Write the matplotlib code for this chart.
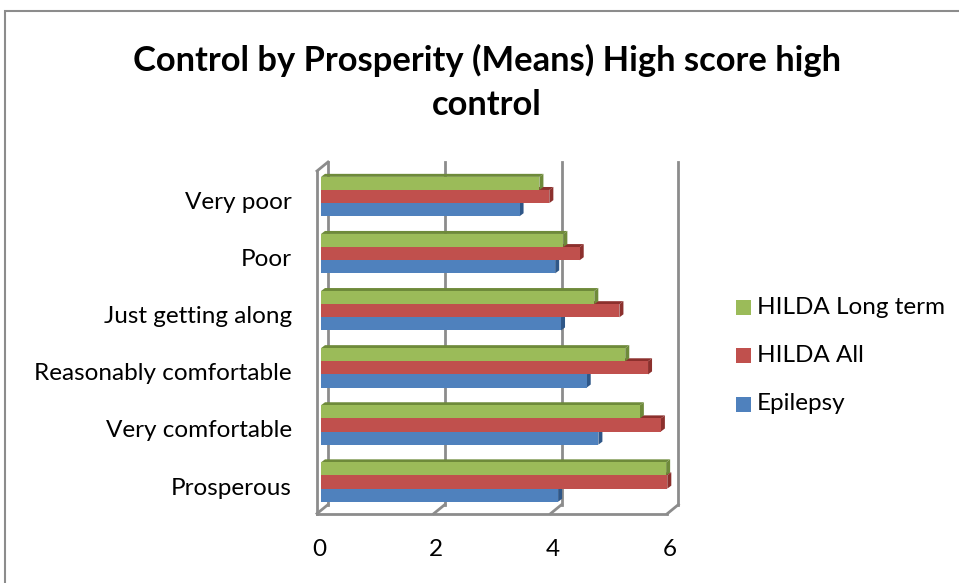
import matplotlib.pyplot as plt
import matplotlib.transforms as mtransforms
from matplotlib.patches import Polygon, Rectangle

plt.rcParams['font.family'] = ['Lato', 'DejaVu Sans']

# Data
categories = ["Prosperous", "Very comfortable", "Reasonably comfortable",
              "Just getting along", "Poor", "Very poor"]
series_names = ["HILDA Long term", "HILDA All", "Epilepsy"]
hilda_long = [5.91, 5.46, 5.21, 4.68, 4.15, 3.74]
hilda_all = [5.93, 5.82, 5.60, 5.11, 4.43, 3.91]
epilepsy = [4.06, 4.75, 4.55, 4.11, 4.01, 3.40]
x_ticks = [0, 2, 4, 6]

colors = ["#9BBB59", "#C0504D", "#4F81BD"]
side_colors = ["#6E8A3A", "#8C302D", "#2F5788"]
grid_col = "#8C8C8C"

W, H = 959, 583
fig = plt.figure(figsize=(W / 100, H / 100), dpi=100)
ax = fig.add_axes([321 / W, (H - 510.6) / H, 350.4 / W, 342.6 / H])
ax.set_xlim(0, 6)
ax.set_ylim(-0.5, 5.5)
ax.axis("off")

# 3-D planes: front of floor/wall and back wall, shifted in pixels
front = mtransforms.offset_copy(ax.transData, fig, x=-4, y=-3, units="dots")
back = mtransforms.offset_copy(ax.transData, fig, x=7, y=6, units="dots")

# back wall gridlines
for v in x_ticks:
    ax.plot([v, v], [-0.5, 5.5], color=grid_col, lw=2, transform=back,
            zorder=1, clip_on=False)
# left wall
ax.plot([0, 0], [-0.5, 5.5], color=grid_col, lw=2, transform=front,
        zorder=1, clip_on=False)
# floor front edge
ax.plot([0, 6], [-0.5, -0.5], color=grid_col, lw=2, transform=front,
        zorder=5, clip_on=False)

# connectors between front and back planes
def connect(v, y):
    p0 = front.transform((v, y))
    p1 = back.transform((v, y))
    fig.add_artist(plt.Line2D([p0[0] / W, p1[0] / W], [p0[1] / H, p1[1] / H],
                              color=grid_col, lw=2, zorder=5))

for v in x_ticks:
    connect(v, -0.5)
connect(0, 5.5)

# bars with a dark side face and top face
bh = 0.23
ddx = 4 / 58.4
ddy = 3 / 57.1
for k, vals in enumerate([hilda_long, hilda_all, epilepsy]):
    off = (1 - k) * bh
    for i, v in enumerate(vals):
        y0 = i + off - bh / 2
        y1 = i + off + bh / 2
        ax.add_patch(Polygon([(v, y0), (v + ddx, y0 + ddy), (v + ddx, y1 + ddy), (v, y1)],
                             closed=True, facecolor=side_colors[k], edgecolor="none",
                             zorder=3, clip_on=False))
        ax.add_patch(Polygon([(0, y1), (ddx, y1 + ddy), (v + ddx, y1 + ddy), (v, y1)],
                             closed=True, facecolor=side_colors[k], edgecolor="none",
                             zorder=2, clip_on=False))
    ax.barh([i + off for i in range(len(vals))], vals, height=bh,
            color=colors[k], edgecolor="none", zorder=4)

fs = 17.5

# tick labels
lbl_x = mtransforms.offset_copy(ax.transData, fig, x=-2, y=-39, units="dots")
for v in x_ticks:
    ax.text(v, -0.5, str(v), transform=lbl_x, ha="center", va="center", fontsize=fs)
lbl_y = mtransforms.offset_copy(ax.transData, fig, x=-29, y=-6, units="dots")
for i, c in enumerate(categories):
    ax.text(0, i, c, transform=lbl_y, ha="right", va="center", fontsize=fs)

# legend
for k, name in enumerate(series_names):
    yc = (H - (307 + 48.5 * k)) / H
    fig.add_artist(Rectangle((736 / W, yc - 7.5 / H), 15 / W, 15 / H,
                             facecolor=colors[k], edgecolor="none"))
    fig.text(757 / W, yc, name, ha="left", va="center", fontsize=fs)

# title
fig.text(487 / W, (H - 60) / H, "Control by Prosperity (Means) High score high",
         ha="center", va="center", fontsize=24.8, fontweight="bold")
fig.text(487 / W, (H - 105) / H, "control",
         ha="center", va="center", fontsize=24.8, fontweight="bold")

# chart area border
fig.add_artist(Rectangle((4.5 / W, -0.1), 1.2, (H - 11) / H + 0.1,
                         facecolor="none", edgecolor="#8C8C8C", lw=1.5))

fig.savefig("out.png", dpi=100)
--------------------------------------------------
Exercise objective
Drop the images and repeat the data exactly.

Result of the exercise
Write the matplotlib code for this chart.
import matplotlib.pyplot as plt
import matplotlib.transforms as mtransforms
from matplotlib.patches import Polygon, Rectangle

plt.rcParams['font.family'] = ['Lato', 'DejaVu Sans']

# Data
categories = ["Prosperous", "Very comfortable", "Reasonably comfortable",
              "Just getting along", "Poor", "Very poor"]
series_names = ["HILDA Long term", "HILDA All", "Epilepsy"]
hilda_long = [5.91, 5.46, 5.21, 4.68, 4.15, 3.74]
hilda_all = [5.93, 5.82, 5.60, 5.11, 4.43, 3.91]
epilepsy = [4.06, 4.75, 4.55, 4.11, 4.01, 3.40]
x_ticks = [0, 2, 4, 6]

colors = ["#9BBB59", "#C0504D", "#4F81BD"]
side_colors = ["#6E8A3A", "#8C302D", "#2F5788"]
grid_col = "#8C8C8C"

W, H = 959, 583
fig = plt.figure(figsize=(W / 100, H / 100), dpi=100)
ax = fig.add_axes([321 / W, (H - 510.6) / H, 350.4 / W, 342.6 / H])
ax.set_xlim(0, 6)
ax.set_ylim(-0.5, 5.5)
ax.axis("off")

# 3-D planes: front of floor/wall and back wall, shifted in pixels
front = mtransforms.offset_copy(ax.transData, fig, x=-4, y=-3, units="dots")
back = mtransforms.offset_copy(ax.transData, fig, x=7, y=6, units="dots")

# back wall gridlines
for v in x_ticks:
    ax.plot([v, v], [-0.5, 5.5], color=grid_col, lw=2, transform=back,
            zorder=1, clip_on=False)
# left wall
ax.plot([0, 0], [-0.5, 5.5], color=grid_col, lw=2, transform=front,
        zorder=1, clip_on=False)
# floor front edge
ax.plot([0, 6], [-0.5, -0.5], color=grid_col, lw=2, transform=front,
        zorder=5, clip_on=False)

# connectors between front and back planes
def connect(v, y):
    p0 = front.transform((v, y))
    p1 = back.transform((v, y))
    fig.add_artist(plt.Line2D([p0[0] / W, p1[0] / W], [p0[1] / H, p1[1] / H],
                              color=grid_col, lw=2, zorder=5))

for v in x_ticks:
    connect(v, -0.5)
connect(0, 5.5)

# bars with a dark side face and top face
bh = 0.23
ddx = 4 / 58.4
ddy = 3 / 57.1
for k, vals in enumerate([hilda_long, hilda_all, epilepsy]):
    off = (1 - k) * bh
    for i, v in enumerate(vals):
        y0 = i + off - bh / 2
        y1 = i + off + bh / 2
        ax.add_patch(Polygon([(v, y0), (v + ddx, y0 + ddy), (v + ddx, y1 + ddy), (v, y1)],
                             closed=True, facecolor=side_colors[k], edgecolor="none",
                             zorder=3, clip_on=False))
        ax.add_patch(Polygon([(0, y1), (ddx, y1 + ddy), (v + ddx, y1 + ddy), (v, y1)],
                             closed=True, facecolor=side_colors[k], edgecolor="none",
                             zorder=2, clip_on=False))
    ax.barh([i + off for i in range(len(vals))], vals, height=bh,
            color=colors[k], edgecolor="none", zorder=4)

fs = 17.5

# tick labels
lbl_x = mtransforms.offset_copy(ax.transData, fig, x=-2, y=-39, units="dots")
for v in x_ticks:
    ax.text(v, -0.5, str(v), transform=lbl_x, ha="center", va="center", fontsize=fs)
lbl_y = mtransforms.offset_copy(ax.transData, fig, x=-29, y=-6, units="dots")
for i, c in enumerate(categories):
    ax.text(0, i, c, transform=lbl_y, ha="right", va="center", fontsize=fs)

# legend
for k, name in enumerate(series_names):
    yc = (H - (307 + 48.5 * k)) / H
    fig.add_artist(Rectangle((736 / W, yc - 7.5 / H), 15 / W, 15 / H,
                             facecolor=colors[k], edgecolor="none"))
    fig.text(757 / W, yc, name, ha="left", va="center", fontsize=fs)

# title
fig.text(487 / W, (H - 60) / H, "Control by Prosperity (Means) High score high",
         ha="center", va="center", fontsize=24.8, fontweight="bold")
fig.text(487 / W, (H - 105) / H, "control",
         ha="center", va="center", fontsize=24.8, fontweight="bold")

# chart area border
fig.add_artist(Rectangle((4.5 / W, -0.1), 1.2, (H - 11) / H + 0.1,
                         facecolor="none", edgecolor="#8C8C8C", lw=1.5))

fig.savefig("out.png", dpi=100)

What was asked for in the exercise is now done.